Method and practice for controlling the emissivity of vanadium dioxide

二氧化钒(VO_(2))是一种常用的相变材料,它能在68℃附近可逆地改变光学、电学特性以响应外部温度刺激。自20世纪90年代以来,人们对VO_(2)光学特性进行了广泛的研究,并在紫外、可见和近红外区域的调制方面取得了重大进展,而室温黑体辐射所处的中远红外区能量只相当于太阳辐射的15%,因而获得的关注较少。然而随着研究的深入,研究者发现中远红外光区的长波辐射对热调控也具有至关重要的作用,甚至在太阳辐射较强的白天也是不容忽视的,因此有关VO_(2)发射率调控的研究受到越来越多的关注。文章聚焦VO2发射率调控的最新研究进展,着重介绍VO_(2)发射率的调控手段以及常温热辐射调控性能,并对其应用前景进行了展望。文章指出,VO_(2)发射率可以有效调控室温黑体辐射能量,通过新型结构如Fabry-Pérot谐振腔、超材料等与VO_(2)的有机结合,极大丰富了VO_(2)发射率的调控手段,展现出显著的调控效果,这对于实现具有更高节能效率的智能建筑、空间热管理以及红外伪装具有很大的潜力。

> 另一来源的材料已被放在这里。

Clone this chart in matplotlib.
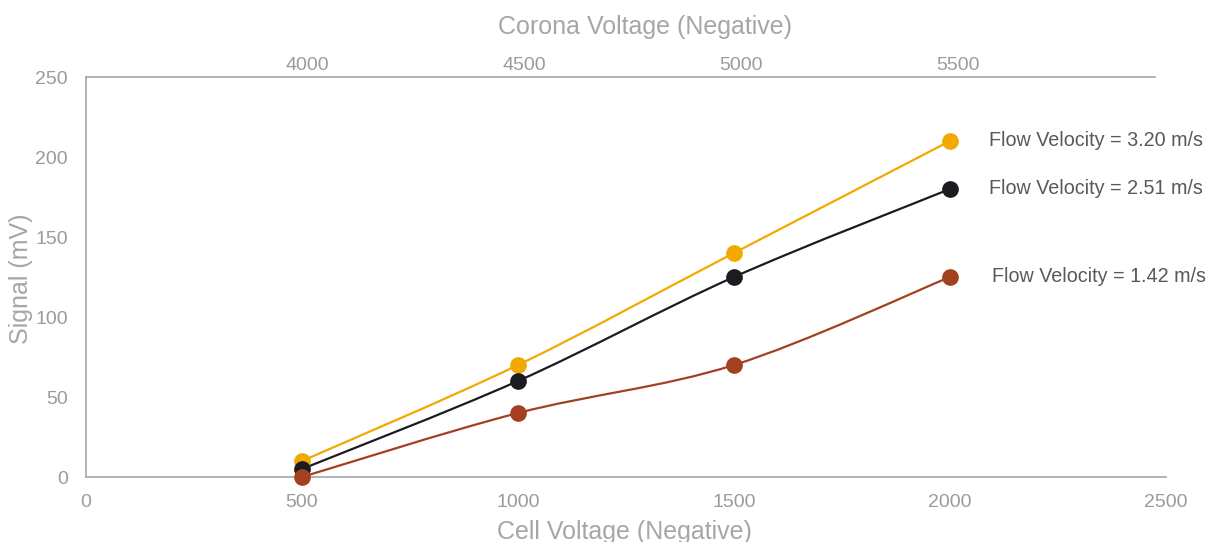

Vanadium dioxide is a commonly used phase change material that reversible changes of its optical and electrical properties occur at near 68℃.Since the 1990s,researchers have conducted extensive research on the optical properties of VO2,and significant progresses have been achieved in the improvement of modulation properties in ultraviolet,visible,and near-infrared regions.Currently,the development of VO_(2)-based thermal regulation materials is mainly focused on regulating the solar radiation capabilities.The room temperature blackbody radiation heat flux is only equivalent to 15% of solar radiation,so it has received less attentions.However,the long-wave radiation in mid-to-far infrared range also plays a vital role in thermal regulation,which cannot be ignored even during the day when the solar radiation is strong.Therefore,the regulation of emissivity began to attract more and more attentions.This article focuses on the latest developments in regulation methods of VO_(2) emissivity and the performance regulation of thermal radiation at room temperature,and provides an outlook on its application prospect.The article points out that new structures such as Fabry-Pérot resonator and metamaterials can be combined with VO_(2),which greatly enriches the means of VO_(2) emissivity regulation,and shows a significant regulation effect on blackbody radiation energy at room temperature.VO_(2) emissivity regulation has great application potential for achieving energy efficient smart buildings,space thermal management and infrared camouflage.